I’ve been working my way through my (massive) list of drawings throughout Christmas and January, and although I haven’t reached the end as I keep adding things to it, it’s not far off. I’ve been reading and writing quite a bit during the break, which is in rough draft at the moment, but will replace all current text on the magazine.
The Physical Edition (a few bits to add in and re-do – text to be completely changed)
The Journey Edition (particularly the black/white/yellow drawings need re-working as I need to refine why I drew them in the first place – text to be completely changed as most is infill)
Giving a proper dialogue to my scheme has formed this introduction so far:
- “The museum is particularly well suited to serve as an experimental sociological model, since it is, on the one hand, a place where individuals develop an awareness of self and society, a feeling of togetherness, while on the other it exerts a three-dimensional effect within a verifiable and limited framework.”(Lehmbruck, 2001)
- “The architecture of our time is turning into the retinal art of the eye. Architecture at large has become an at of the printed image fixed by the hurried eye of the camera. The gaze itself tends to flatten into a picture and lose its plasticity; instead of experiencing our being in the world, we behold it from outside as spectators of images projected on the surface of the retina.” (Pallasmaa, 2006)
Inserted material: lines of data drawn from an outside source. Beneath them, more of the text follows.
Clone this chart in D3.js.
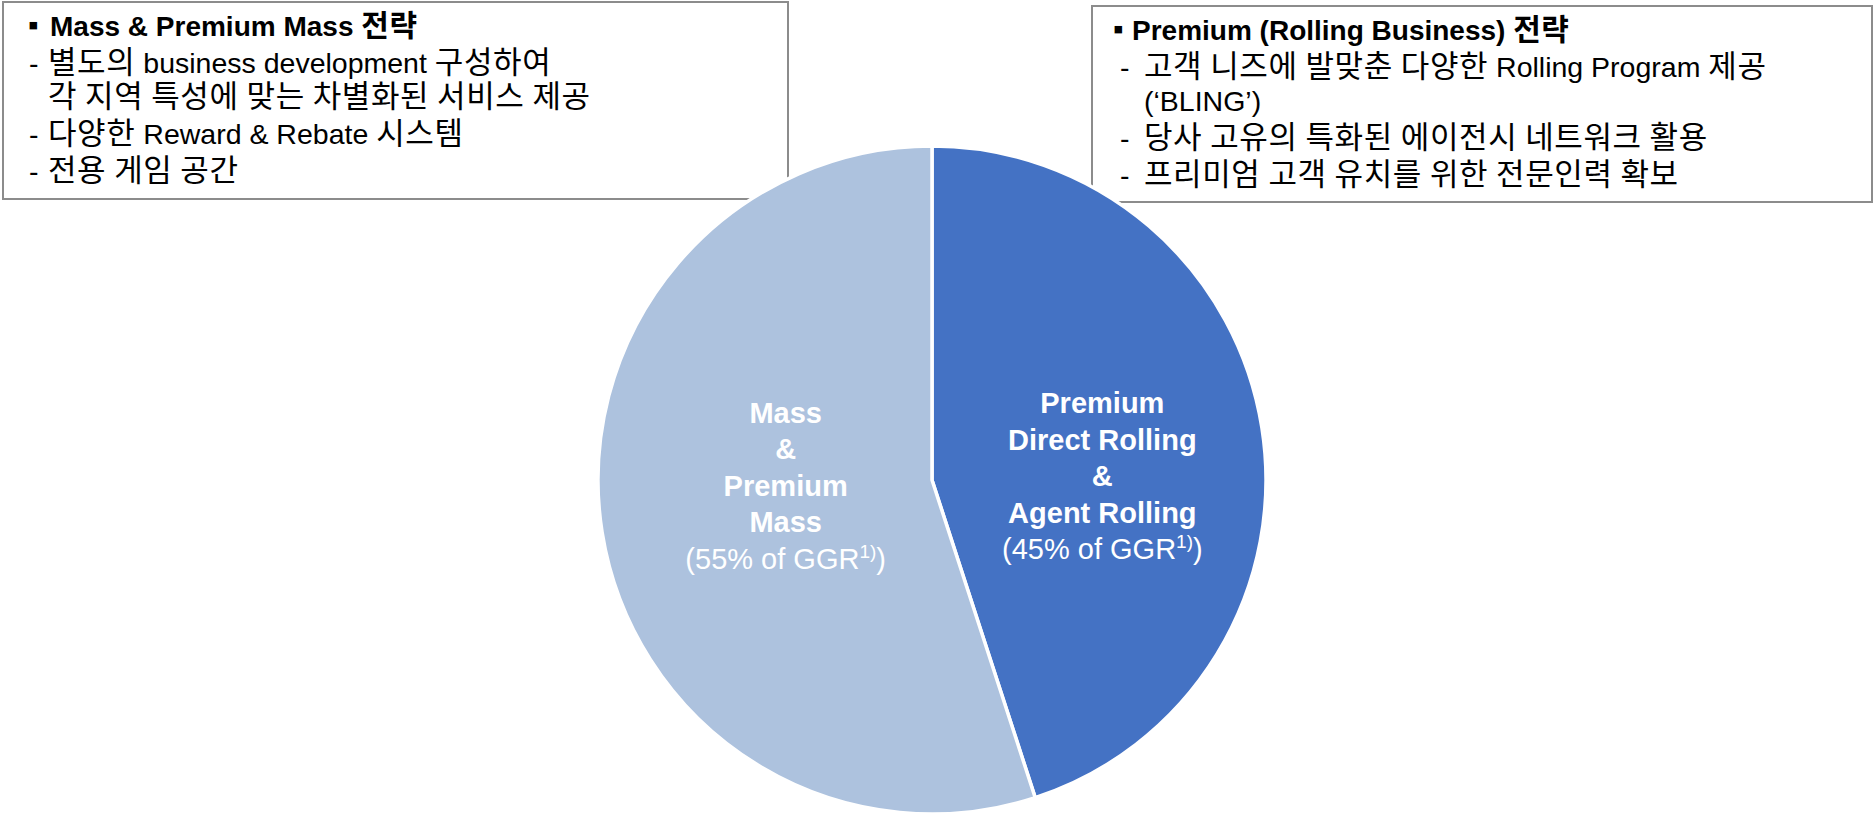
<!DOCTYPE html>
<html>
<head>
<meta charset="utf-8">
<script src="https://cdn.jsdelivr.net/npm/d3@7"></script>
<style>
  body { margin: 0; background: #fff; }
  text { font-family: "Liberation Sans", Arial, "Noto Sans CJK KR", sans-serif; }
</style>
</head>
<body>
<svg class="svgPie"></svg>
<script>
// Slices, clockwise from 12 o'clock.
var categories = ["Premium Direct Rolling & Agent Rolling", "Mass & Premium Mass"];
var shares = [45, 55];
var sliceColors = ["#4472C4", "#ADC2DE"];

// Label lines inside each slice, last line is the share.
var premiumLabel = ["Premium", "Direct Rolling", "&", "Agent Rolling"];
var massLabel = ["Mass", "&", "Premium", "Mass"];
var labelLines = [premiumLabel, massLabel];

// Text of the two strategy boxes.
var massBoxTitle = "Mass & Premium Mass 전략";
var massBoxItems = [
    ["별도의 business development 구성하여", "각 지역 특성에 맞는 차별화된 서비스 제공"],
    ["다양한 Reward & Rebate 시스템"],
    ["전용 게임 공간"]
];
var premiumBoxTitle = "Premium (Rolling Business) 전략";
var premiumBoxItems = [
    ["고객 니즈에 발맞춘 다양한 Rolling Program 제공", "(‘BLING’)"],
    ["당사 고유의 특화된 에이전시 네트워크 활용"],
    ["프리미엄 고객 유치를 위한 전문인력 확보"]
];

var width = 1873,
    height = 818;

var svg = d3.select(".svgPie")
    .attr("width", width)
    .attr("height", height);

// Box outlines go first, the pie covers their inner corners.
var boxes = [
    { x: 3, y: 2, w: 785, h: 197, title: massBoxTitle, items: massBoxItems,
      bullet: 25, titleX: 47, dash: 26, textX: 45 },
    { x: 1092, y: 6, w: 780, h: 196, title: premiumBoxTitle, items: premiumBoxItems,
      bullet: 21, titleX: 40, dash: 28, textX: 52 }
];

svg.selectAll(".box")
    .data(boxes)
    .enter()
    .append("rect")
    .attr("class", "box")
    .attr("x", function (d) { return d.x; })
    .attr("y", function (d) { return d.y; })
    .attr("width", function (d) { return d.w; })
    .attr("height", function (d) { return d.h; })
    .style("fill", "none")
    .style("stroke", "#8c8c8c")
    .style("stroke-width", 2);

// Pie.
var cx = 932,
    cy = 480,
    radius = 334;

var pie = d3.pie()
    .sort(null)
    .value(function (d) { return d; });

var arc = d3.arc()
    .innerRadius(0)
    .outerRadius(radius);

var labelArc = d3.arc()
    .innerRadius(radius * 0.48)
    .outerRadius(radius * 0.48);

var gPie = svg.append("g")
    .attr("transform", "translate(" + cx + "," + cy + ")");

var slices = pie(shares);

gPie.selectAll(".slice")
    .data(slices)
    .enter()
    .append("path")
    .attr("class", "slice")
    .attr("d", arc)
    .style("fill", function (d, i) { return sliceColors[i]; })
    .style("stroke", "#fff")
    .style("stroke-width", 3.5)
    .style("stroke-linejoin", "miter");

// Slice labels, x from the centroid, block roughly centred on the pie.
var lineStep = 36.5;
slices.forEach(function (d, i) {
    var c = labelArc.centroid(d);
    var lines = labelLines[i];
    var n = lines.length + 1;
    var midY = 11 + 0.19 * c[1];
    var firstY = midY - (n - 1) * lineStep / 2;
    var t = gPie.append("text")
        .attr("text-anchor", "middle")
        .style("fill", "#fff")
        .style("font-size", "29px");
    lines.forEach(function (line, j) {
        t.append("tspan")
            .attr("x", c[0] + 12)
            .attr("y", firstY + j * lineStep)
            .style("font-weight", "bold")
            .text(line);
    });
    var last = t.append("tspan")
        .attr("x", c[0] + 12)
        .attr("y", firstY + lines.length * lineStep);
    last.append("tspan").text("(" + shares[i] + "% of GGR");
    last.append("tspan").attr("dy", -11).style("font-size", "19px").text("1)");
    last.append("tspan").attr("dy", 11).text(")");
});

// Hangul is set a bit larger than the latin text, as in the source slide.
function addRuns(sel, str, latinSize, hangulSize) {
    str.split(/([\u1100-\u11FF\u3130-\u318F\uAC00-\uD7AF]+)/).forEach(function (part) {
        if (!part) return;
        var isHangul = /[\uAC00-\uD7AF]/.test(part);
        sel.append("tspan")
            .style("font-size", (isHangul ? hangulSize : latinSize) + "px")
            .style("letter-spacing", isHangul ? "0.6px" : null)
            .text(part);
    });
}

// Box text on top.
boxes.forEach(function (b) {
    var y = b.y + 34;
    svg.append("text")
        .attr("x", b.x + b.bullet)
        .attr("y", y - 1)
        .style("font-size", "30px")
        .style("fill", "#000")
        .text("▪");
    var title = svg.append("text")
        .attr("x", b.x + b.titleX)
        .attr("y", y)
        .style("font-weight", "bold")
        .style("fill", "#000");
    addRuns(title, b.title, 28, 30);
    b.items.forEach(function (item) {
        item.forEach(function (line, k) {
            y += k === 0 ? 37 : 34;
            if (k === 0) {
                svg.append("text")
                    .attr("x", b.x + b.dash)
                    .attr("y", y)
                    .style("font-size", "28.5px")
                    .style("fill", "#000")
                    .text("-");
            }
            var t = svg.append("text")
                .attr("x", b.x + b.textX)
                .attr("y", y)
                .style("fill", "#000");
            addRuns(t, line, 28.5, 31);
        });
    });
});
</script>
</body>
</html>
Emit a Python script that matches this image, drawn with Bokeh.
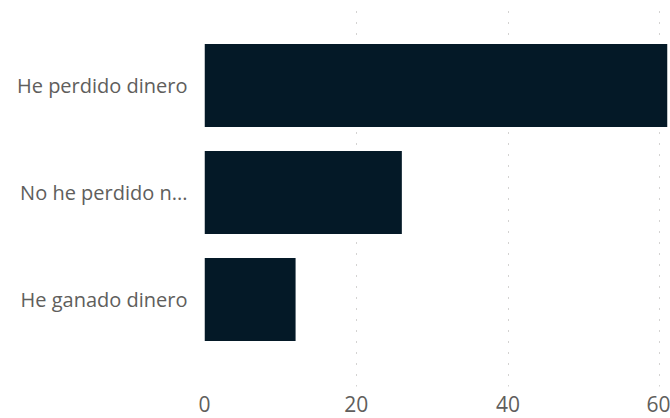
from bokeh.plotting import figure
from bokeh.models import Range1d, FixedTicker, ColumnDataSource
from bokeh.embed import file_html
from bokeh.resources import INLINE

categories = ["He perdido dinero", "No he perdido n...", "He ganado dinero"]
values = [61, 26, 12]
positions = [2, 1, 0]
x_ticks = [0, 20, 40, 60]

source = ColumnDataSource(dict(y=positions, v=values, cat=categories))

p = figure(
    output_backend="svg", toolbar_location=None,
    width=670, height=418,
    min_border_left=204, min_border_right=3, min_border_top=10, min_border_bottom=32,
    x_range=Range1d(0, 61), y_range=Range1d(-0.813, 2.701),
    background_fill_color="white", border_fill_color="white",
)
p.outline_line_color = None

p.hbar(y="y", right="v", left=0, height=0.776, source=source,
       fill_color="#041927", line_color=None)

p.xaxis.ticker = FixedTicker(ticks=x_ticks)
p.yaxis.ticker = FixedTicker(ticks=positions)
p.yaxis.major_label_overrides = {pos: c for pos, c in zip(positions, categories)}

for ax in (p.xaxis[0], p.yaxis[0]):
    ax.axis_line_color = None
    ax.major_tick_line_color = None
    ax.minor_tick_line_color = None
    ax.major_label_text_color = "#605E5C"
    ax.major_label_text_font = "Open Sans"

p.xaxis.major_label_text_font_size = "21px"
p.xaxis.major_label_standoff = 3
p.yaxis.major_label_text_font_size = "20px"
p.yaxis.major_label_standoff = 11

p.ygrid.grid_line_color = None
p.xgrid.grid_line_color = "#A8A6A4"
p.xgrid.grid_line_dash = "1 10"
p.xgrid.grid_line_width = 1

open("out.html", "w").write(file_html(p, INLINE))
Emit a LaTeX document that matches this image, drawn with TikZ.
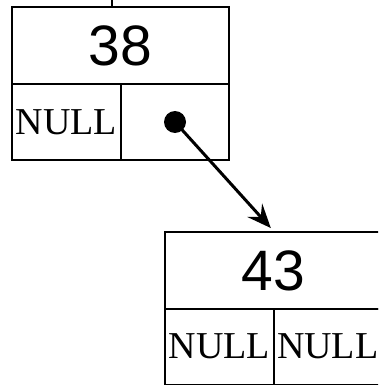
\documentclass[tikz,border=0pt]{standalone}
\usepackage{fontspec}
\setmainfont{Liberation Serif}
\setsansfont{Liberation Sans}
\usetikzlibrary{arrows.meta}

\tikzset{
  cell/.style = {draw, line width = 2pt, inner sep = 0pt},
  keycell/.style = {cell, minimum width = 217pt, minimum height = 77pt, font = \sffamily\fontsize{57}{57}\selectfont},
  ptrcell/.style = {cell, minimum width = 108.5pt, minimum height = 76pt, font = \fontsize{38}{38}\selectfont}
}

\begin{document}
\begin{tikzpicture}[x = 1pt, y = -1pt]
\useasboundingbox (0,0) rectangle (378,385);
\clip (0,0) rectangle (378,385);
% node 38
\node [keycell] (k38) at (120.5,45.5) {38};
\node [ptrcell] (l38) at (66.25,122) {NULL};
\node [ptrcell] (r38) at (174.75,122) {};
% node 43
\node [keycell] (k43) at (273.5,270.5) {43};
\node [ptrcell] (l43) at (219.25,346.5) {NULL};
\node [ptrcell] (r43) at (327.75,346.5) {NULL};
\node [circle, fill, inner sep = 0pt, minimum size = 22pt] (dot) at (175,122) {};
\coordinate (in38) at (112,0);
\draw [line width = 2pt] (in38) -- (in38 |- k38.north);
\draw [line width = 3pt, -{Stealth[length = 24pt, width = 20pt, inset = 9pt]}, shorten > = 4pt] (dot.center) -- (k43.north);
\end{tikzpicture}
\end{document}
The museum is not something you observe. It is something you experience. The project aims to demand the inhabitant experiences an altered relationship with their reality and surroundings – redefining the ebb and flow, forcing presence, consciousness and pause.“
I’m continuing this on to speak about how the pause is fully central to this, just untangling the words in my brain! It’s been helpful to start mapping it out this way. This is part of the editorial for the Physical Edition to begin explaining my experiments with the materials and embedding:
In this image based architectural world – where the user is strictly directed in the role of passive inhabitant – it is unsurprising that, in conjunction with our digital society, we have moved away from appealing to all of the senses, except for sight. The sensual complexity of experience cannot materialise without reaching for the seven senses.
The use of natural materials is proven to ensure depth to our consciousness as “the patina of wear adds the enriching experience of time; matter exists in the continuum of time” (Pallasmaa, 2006), but futuristic, 3D printed form is the antithesis to this. Through expression of material, embedded narratives could serve to challenge what we perceive as the future.
I have my next step in the project in mind – a smoke instillation within the terminal. This will consist of various densities and heights of smoke, acting as the catalyst for forcing people to slow down. By encouraging the air of paranoia and playing on the senses will force people to experience pauses of different intensities and lengths, ie. not being able to see their feet vs. not being able to see a meter in front of their face. (Not using water based smoke systems that can degrade the station and sit on top of the marble, and using an oxygen based system to not cause suffocation!). Drawing this will be the beginning of the third edition of the magazine ‘The Forced Edition”. The museum as experience is the main focus – turning the people into the exhibit whilst they live it. Starting with a historical element of the station (smoke) and tackling the obvious sense of ‘sight’ may be the easy bit.
By the crit I am to have these two magazines finished and to have started my work on the smoke.